Problem in Barron's Math 2

tuan1812 · 11-05-2009, 08:54 PM

According to a question in Barron's book:
The sum of roots of the equation:
(x-a)^2(x-b)(x-c)
is: a + a + b + c.

Is it correct? I think the correct answer should be a+b+c. Please help!!

uvaismydream · 11-05-2009, 09:39 PM

Yeah that's correct imo.

(x-a)^2 = (x-a)(x-a) therefore:

(x-a)(x-a)(x-b)(x-c)
Roots: a, a, b, c
Sum of roots: a+a+b+c

stix2400 · 11-05-2009, 10:46 PM

I would argue that it should be a+b+c

Just consider (x-2)^2=0

This is only true for x=2

So there may be a double root at x=2 but still, the number 2 is the only value which satisfies the equation. The answer of 4 would be dumb.

Just like the October SAT question this year. for how many values is (x+6)^2=0. Well, 1. Arguing a+a+b+c would be like arguing that there are two values of x which satisfy the equation, -6 and -6.

Barron's should have reworded the question. Collegeboard would ask that only to mean a+b+c, I promise.

tuan1812 · 11-06-2009, 03:48 AM

Yeah, I think a+b+c also. Thanks a lot!
There are also some other minor mistakes in Barron's book, but I think this one is the biggest

Chapie · 11-06-2009, 04:38 AM

No there isn't any mistake!
Consider this:
(x-3)^2=0
You would say that the only root is 3 but it isn't
(x-3)^2=0 =>
(x-3)(x-3)=0
There are 2 roots not one!But both are 3

Chapie · 11-06-2009, 04:41 AM

" stix2400

Just like the October SAT question this year. for how many values is (x+6)^2=0. Well, 1. "

Well this is something different!
Lets take again this example:
(x-3)^2=0
There are two roots and both have value of two.So the only value that satisfies the equation is 2!
Hope to help you

stix2400 · 11-06-2009, 08:26 AM

Yes, yes I'm well aware of the double root thing.

But I'm pretty sure the better answer is a+b+c and if collegeboard were to ask this question I would put that.

They'd probably just ask "what is the sum of the possible solutions of the polynomial" though, because that's a much better worded question.

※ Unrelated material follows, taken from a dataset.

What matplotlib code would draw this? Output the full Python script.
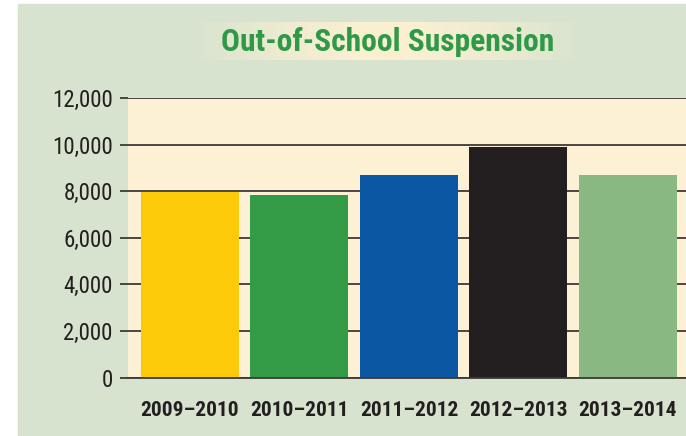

SwaGGeReR · 11-06-2009, 11:09 AM

I've come across a problem like this before and put a+b+c, which was wrong. When you have something squared, there are TWO roots, albeit they're the same. Therefore, when a question asks for the sum of the roots, you must account for BOTH the roots of the square.

Sci-Fry · 11-06-2009, 01:47 PM

Check out Viete's theorem. That discusses the sum of roots and I think it follows that this would be a+a+b+c.

estrat1 · 11-06-2009, 03:08 PM

I would calculate it as a + b + c, but, unfortunately, I'm convinced that that's not the way CollegeBoard would do it.

If we say f(x) = (x-a)^2, and the roots are all the values of x that satisfy f(x) = 0, we would have x belongs to {a} and therefore the sum of the roots should be a.

On the other hand, we could say that for any polynomial x^2 - sx + p = 0, the sum of the solutions should be x1 + x2 = s (I believe this is what Sci-Fry is referring to). Therefore, for a polynomial (x-a)^2 = 0, we have x^2 - 2ax + a^2 = 0 => the sum of the roots should be -(-2a) = 2a.

I kind of dislike the second way of doing things, but I also kind of understand it.